GIVEN PROBLEM: Return only the lines from the top of the data down to the one that holds "plt.rcParams['axes.unicode_minus'] = False", both included, without any pictures.

GIVEN DATA:
= = = = =

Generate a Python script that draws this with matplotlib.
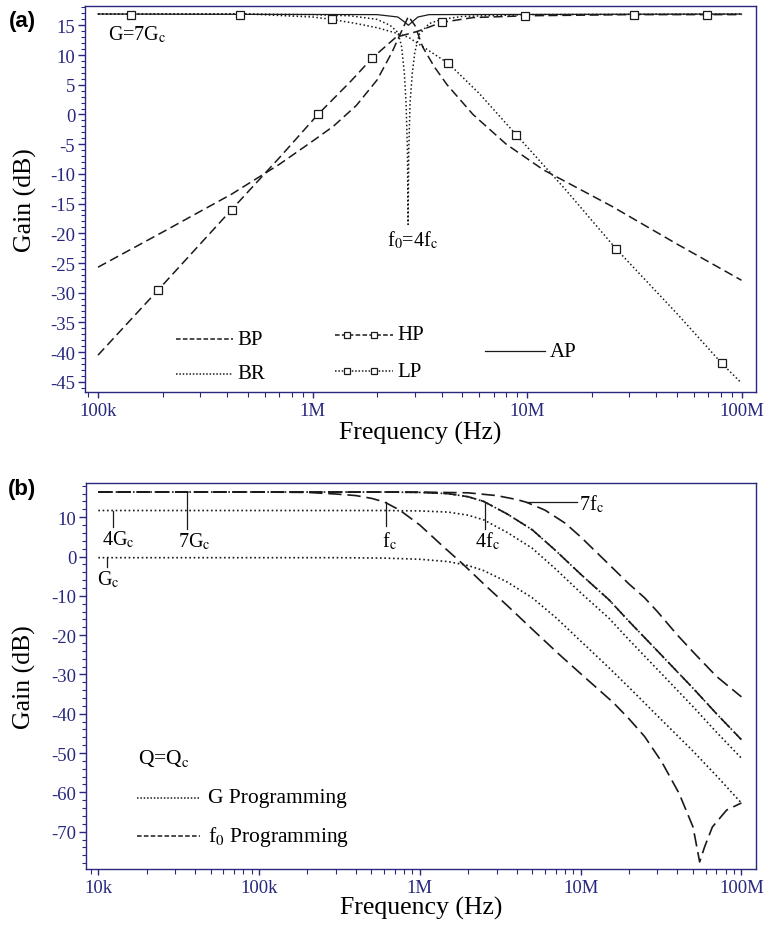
import numpy as np
import matplotlib.pyplot as plt
from matplotlib.ticker import FixedLocator, LogLocator, NullFormatter, MultipleLocator

plt.rcParams['font.family'] = ['Liberation Serif', 'DejaVu Serif']
plt.rcParams['mathtext.fontset'] = 'stix'
plt.rcParams['axes.unicode_minus'] = False

# ---- panel (a): BP / BR / HP / LP / AP at G = 7Gc, f0 = 4fc ----
bp_f = [1e5, 2e5, 4.2e5, 7e5, 1e6, 1.25e6, 1.6e6, 2e6, 2.35e6, 2.6e6, 2.8e6, 3.0e6,
        3.27e6, 3.7e6, 4.24e6, 5.6e6, 8e6, 11.9e6, 25e6, 50e6, 1e8]
bp_db = [-25.7, -19.8, -13.4, -8.4, -4.5, -2.0, 1.5, 5.8, 10.5, 14.0, 16.5, 15.0,
         11.3, 8.0, 5.0, 0.0, -5.0, -9.3, -15.5, -21.8, -27.9]

br_f = [1e5, 5e5, 1e6, 1.5e6, 2e6, 2.3e6, 2.5e6, 2.6e6, 2.68e6, 2.73e6, 2.77e6, 2.79e6,
        2.81e6, 2.85e6, 2.92e6, 3.0e6, 3.15e6, 3.5e6, 4e6, 5e6, 1e7, 1e8]
br_db = [16.9, 16.9, 16.8, 16.6, 16.0, 15.0, 13.8, 11.5, 7.0, 2.0, -6.0, -18.5,
         -6.0, 2.0, 7.0, 10.5, 13.5, 15.3, 16.0, 16.5, 16.8, 16.9]

hp_f = [1e5, 1.9e5, 4.2e5, 7e5, 1.06e6, 1.5e6, 1.9e6, 2.45e6, 3.1e6, 4e6, 5.6e6, 9.8e6, 3e7, 1e8]
hp_db = [-40.5, -29.6, -16.0, -7.3, 0.0, 5.5, 9.5, 13.0, 14.0, 15.5, 16.3, 16.6, 16.8, 16.8]
hp_mark_f = [1.9e5, 4.2e5, 1.06e6, 1.9e6, 4e6, 9.8e6, 3.16e7, 6.9e7]
hp_mark_db = [-29.6, -16.0, 0.0, 9.5, 15.5, 16.6, 16.7, 16.7]

lp_f = [1e5, 5e5, 1e6, 1.23e6, 1.6e6, 2e6, 2.4e6, 2.8e6, 3.3e6, 4.3e6, 6e6, 8.9e6,
        15e6, 26e6, 50e6, 81e6, 1e8]
lp_db = [16.9, 16.9, 16.4, 16.0, 15.3, 14.6, 13.8, 13.0, 11.3, 8.6, 3.5, -3.4,
         -12.5, -22.6, -33.5, -41.9, -45.2]
lp_mark_f = [1.43e5, 4.6e5, 1.23e6, 4.3e6, 8.9e6, 2.6e7, 8.1e7]
lp_mark_db = [16.8, 16.8, 16.0, 8.6, -3.4, -22.6, -41.9]

ap_f = [1e5, 2e6, 2.5e6, 2.7e6, 2.8e6, 2.9e6, 3.1e6, 3.5e6, 1e8]
ap_db = [16.9, 16.8, 16.4, 15.5, 15.0, 15.5, 16.4, 16.8, 16.9]

# ---- panel (b): G programming (f0 = 4fc) and f0 programming (G = 7Gc) ----
b_f = [1e4, 1e5, 3e5, 6e5, 1e6, 1.5e6, 2e6, 2.5e6, 3.5e6, 5e6, 7e6, 1e7,
       1.5e7, 2e7, 3e7, 5e7, 7e7, 1e8]
g1_db = [-0.3, -0.3, -0.3, -0.4, -0.7, -1.3, -2.3, -3.6, -6.5, -10.5, -15.5, -21.5,
         -28.3, -33.3, -40.5, -49.5, -55.8, -62.7]
g4_db = [11.7, 11.7, 11.7, 11.7, 11.6, 11.3, 10.5, 9.3, 6.1, 2.1, -3.2, -9.2,
         -15.7, -21.2, -28.7, -38.2, -44.7, -51.3]
g7_db = [16.4, 16.4, 16.4, 16.4, 16.3, 16.0, 15.2, 14.0, 10.8, 6.8, 1.5, -4.5,
         -11.0, -16.5, -24.0, -33.5, -40.0, -46.6]
f4_db = [16.4, 16.4, 16.4, 16.4, 16.3, 16.0, 15.2, 14.0, 10.8, 6.8, 1.5, -4.5,
         -11.0, -16.5, -24.0, -33.5, -40.0, -46.6]

fc_f = [1e4, 1e5, 2e5, 3e5, 4e5, 5e5, 6e5, 7.5e5, 1e6, 1.4e6, 1.86e6, 2.5e6, 3.5e6,
        5e6, 7.4e6, 1e7, 1.6e7, 2e7, 2.5e7, 3.2e7, 4.1e7, 5e7, 5.5e7, 5.9e7, 6.6e7, 8.1e7, 1e8]
fc_db = [16.4, 16.4, 16.3, 15.9, 15.5, 14.8, 13.9, 11.8, 8.0, 2.5, -2.0, -7.0, -12.5,
         -18.5, -25.0, -29.8, -37.2, -41.3, -45.8, -52.3, -60.3, -68.8, -77.7, -73.9, -68.8, -64.5, -62.7]

f7_f = [1e4, 1e5, 1e6, 2e6, 3e6, 4e6, 4.6e6, 6e6, 8e6, 1e7, 1.5e7, 2e7, 2.5e7, 3e7,
        4e7, 5.2e7, 7e7, 1e8]
f7_db = [16.4, 16.4, 16.4, 16.2, 15.5, 14.5, 13.8, 11.8, 8.5, 5.0, -2.0, -7.0, -10.5, -14.0,
         -20.0, -25.0, -30.5, -35.7]

a_ticks = [1e5, 1e6, 1e7, 1e8]
a_ticklabels = ['100k', '1M', '10M', '100M']
b_ticks = [1e4, 1e5, 1e6, 1e7, 1e8]
b_ticklabels = ['10k', '100k', '1M', '10M', '100M']

NAVY = '#28287e'
LINE = '#1a1a1a'
DOT = dict(dashes=(1.0, 1.6))
DASH = dict(dashes=(6, 3))
LONGDASH = dict(dashes=(8, 3.5))


def style_axes(ax, ticks, labels, ymaj, ymin):
    ax.set_xscale('log')
    for sp in ax.spines.values():
        sp.set_color(NAVY)
        sp.set_linewidth(1.0)
    ax.xaxis.set_major_locator(FixedLocator(ticks))
    ax.set_xticklabels(labels)
    ax.xaxis.set_minor_locator(LogLocator(base=10, subs=np.arange(2, 10)))
    ax.xaxis.set_minor_formatter(NullFormatter())
    ax.yaxis.set_major_locator(MultipleLocator(ymaj))
    ax.yaxis.set_minor_locator(MultipleLocator(ymin))
    ax.tick_params(axis='both', which='both', direction='out', color=NAVY,
                   labelcolor=NAVY, labelsize=13.5, top=False, right=False)
    ax.tick_params(axis='y', which='major', length=5, width=1, pad=2)
    ax.tick_params(axis='y', which='minor', length=3, width=0.8)
    ax.tick_params(axis='x', which='major', length=4, width=1, pad=3)
    ax.tick_params(axis='x', which='minor', length=3.5, width=0.8)
    ax.set_xlabel('Frequency (Hz)', fontsize=18.5)
    ax.set_ylabel('Gain (dB)', fontsize=18.5)


fig = plt.figure(figsize=(7.69, 9.28), dpi=100)

# panel (a)
ax = fig.add_axes([85 / 769, 1 - 393 / 928, 671 / 769, 386 / 928])
ax.plot(bp_f, bp_db, color=LINE, lw=1.1, **DASH)
ax.plot(br_f, br_db, color=LINE, lw=1.1, **DOT)
ax.plot(ap_f, ap_db, color=LINE, lw=0.9)
ax.plot(hp_f, hp_db, color=LINE, lw=1.1, **DASH)
ax.plot(lp_f, lp_db, color=LINE, lw=1.1, **DOT)
ax.plot(hp_mark_f, hp_mark_db, ls='none', marker='s', ms=5.5, mfc='white', mec=LINE, mew=0.9)
ax.plot(lp_mark_f, lp_mark_db, ls='none', marker='s', ms=5.5, mfc='white', mec=LINE, mew=0.9)
ax.set_xlim(10 ** (5 - 13 / 214.5), 10 ** (5 + 658 / 214.5))
ax.set_ylim(-46.7, 18.25)
style_axes(ax, a_ticks, a_ticklabels, 5, 1)
ax.yaxis.set_label_coords(-0.072, 0.5)
ax.xaxis.set_label_coords(0.5, -0.075)

ax.text(1.11e5, 13.6, 'G=7G$_{\\mathrm{c}}$', fontsize=14.5, va='center', ha='left')
ax.text(2.22e6, -21.0, 'f$_{0}$=4f$_{\\mathrm{c}}$', fontsize=14.5, va='center', ha='left')

# legend of panel (a), drawn by hand
tr = ax.transAxes
ax.plot([0.136, 0.221], [0.137, 0.137], transform=tr, color=LINE, lw=1.1, dashes=(3, 1.5))
ax.text(0.227, 0.137, 'BP', transform=tr, fontsize=15, va='center')
ax.plot([0.136, 0.221], [0.047, 0.047], transform=tr, color=LINE, lw=1.1, dashes=(1, 1.2))
ax.text(0.227, 0.047, 'BR', transform=tr, fontsize=15, va='center')
ax.plot([0.373, 0.459], [0.148, 0.148], transform=tr, color=LINE, lw=1.1, dashes=(3, 1.5))
ax.plot([0.391, 0.431], [0.148, 0.148], transform=tr, ls='none', marker='s', ms=5, mfc='white', mec=LINE, mew=0.9)
ax.text(0.465, 0.148, 'HP', transform=tr, fontsize=15, va='center')
ax.plot([0.373, 0.459], [0.054, 0.054], transform=tr, color=LINE, lw=1.1, dashes=(1, 1.2))
ax.plot([0.391, 0.431], [0.054, 0.054], transform=tr, ls='none', marker='s', ms=5, mfc='white', mec=LINE, mew=0.9)
ax.text(0.465, 0.054, 'LP', transform=tr, fontsize=15, va='center')
ax.plot([0.596, 0.686], [0.106, 0.106], transform=tr, color=LINE, lw=0.9)
ax.text(0.693, 0.106, 'AP', transform=tr, fontsize=15, va='center')

# panel (b)
bx = fig.add_axes([86 / 769, 1 - 870 / 928, 670 / 769, 386 / 928])
bx.plot(b_f, g1_db, color=LINE, lw=1.2, **DOT)
bx.plot(b_f, g4_db, color=LINE, lw=1.2, **DOT)
bx.plot(b_f, g7_db, color=LINE, lw=1.2, **DOT)
bx.plot(fc_f, fc_db, color=LINE, lw=1.2, **LONGDASH)
bx.plot(b_f, f4_db, color=LINE, lw=1.2, **LONGDASH)
bx.plot(f7_f, f7_db, color=LINE, lw=1.2, **LONGDASH)
bx.set_xlim(10 ** 3.9235, 10 ** 8.0908)
bx.set_ylim(-79.5, 18.7)
style_axes(bx, b_ticks, b_ticklabels, 10, 2)
bx.yaxis.set_label_coords(-0.074, 0.5)
bx.xaxis.set_label_coords(0.5, -0.071)

# pointer labels
kw = dict(color=LINE, lw=0.9)
bx.plot([1.24e4, 1.24e4], [11.6, 7.5], **kw)
bx.text(1.34e4, 4.4, '4G$_{\\mathrm{c}}$', fontsize=14.5, ha='center', va='center')
bx.plot([3.57e4, 3.57e4], [16.4, 7.0], **kw)
bx.text(3.95e4, 4.0, '7G$_{\\mathrm{c}}$', fontsize=14.5, ha='center', va='center')
bx.plot([1.14e4, 1.14e4], [-0.1, -2.7], **kw)
bx.text(1.16e4, -5.6, 'G$_{\\mathrm{c}}$', fontsize=14.5, ha='center', va='center')
bx.plot([6.17e5, 6.17e5], [13.9, 7.8], **kw)
bx.text(6.45e5, 4.0, 'f$_{\\mathrm{c}}$', fontsize=14.5, ha='center', va='center')
bx.plot([2.55e6, 2.55e6], [13.9, 7.0], **kw)
bx.text(2.62e6, 4.0, '4f$_{\\mathrm{c}}$', fontsize=14.5, ha='center', va='center')
bx.plot([4.64e6, 9.5e6], [13.9, 13.9], **kw)
bx.text(9.8e6, 13.4, '7f$_{\\mathrm{c}}$', fontsize=14.5, ha='left', va='center')

tr = bx.transAxes
bx.text(0.078, 0.290, 'Q=Q$_{\\mathrm{c}}$', transform=tr, fontsize=15.5, va='center')
bx.plot([0.076, 0.170], [0.184, 0.184], transform=tr, color=LINE, lw=1.1, dashes=(1, 1.2))
bx.text(0.182, 0.184, 'G Programming', transform=tr, fontsize=15.5, va='center')
bx.plot([0.076, 0.170], [0.086, 0.086], transform=tr, color=LINE, lw=1.1, dashes=(3, 1.5))
bx.text(0.182, 0.086, 'f$_{0}$ Programming', transform=tr, fontsize=15.5, va='center')

fig.text(22 / 769, 1 - 22 / 928, '(a)', family='Liberation Sans', weight='bold', fontsize=16,
         ha='center', va='center')
fig.text(22 / 769, 1 - 490 / 928, '(b)', family='Liberation Sans', weight='bold', fontsize=16,
         ha='center', va='center')

fig.savefig('out.png', dpi=100)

= = = = =

RESULT OF THE TASK:
Generate a Python script that draws this with matplotlib.
import numpy as np
import matplotlib.pyplot as plt
from matplotlib.ticker import FixedLocator, LogLocator, NullFormatter, MultipleLocator

plt.rcParams['font.family'] = ['Liberation Serif', 'DejaVu Serif']
plt.rcParams['mathtext.fontset'] = 'stix'
plt.rcParams['axes.unicode_minus'] = False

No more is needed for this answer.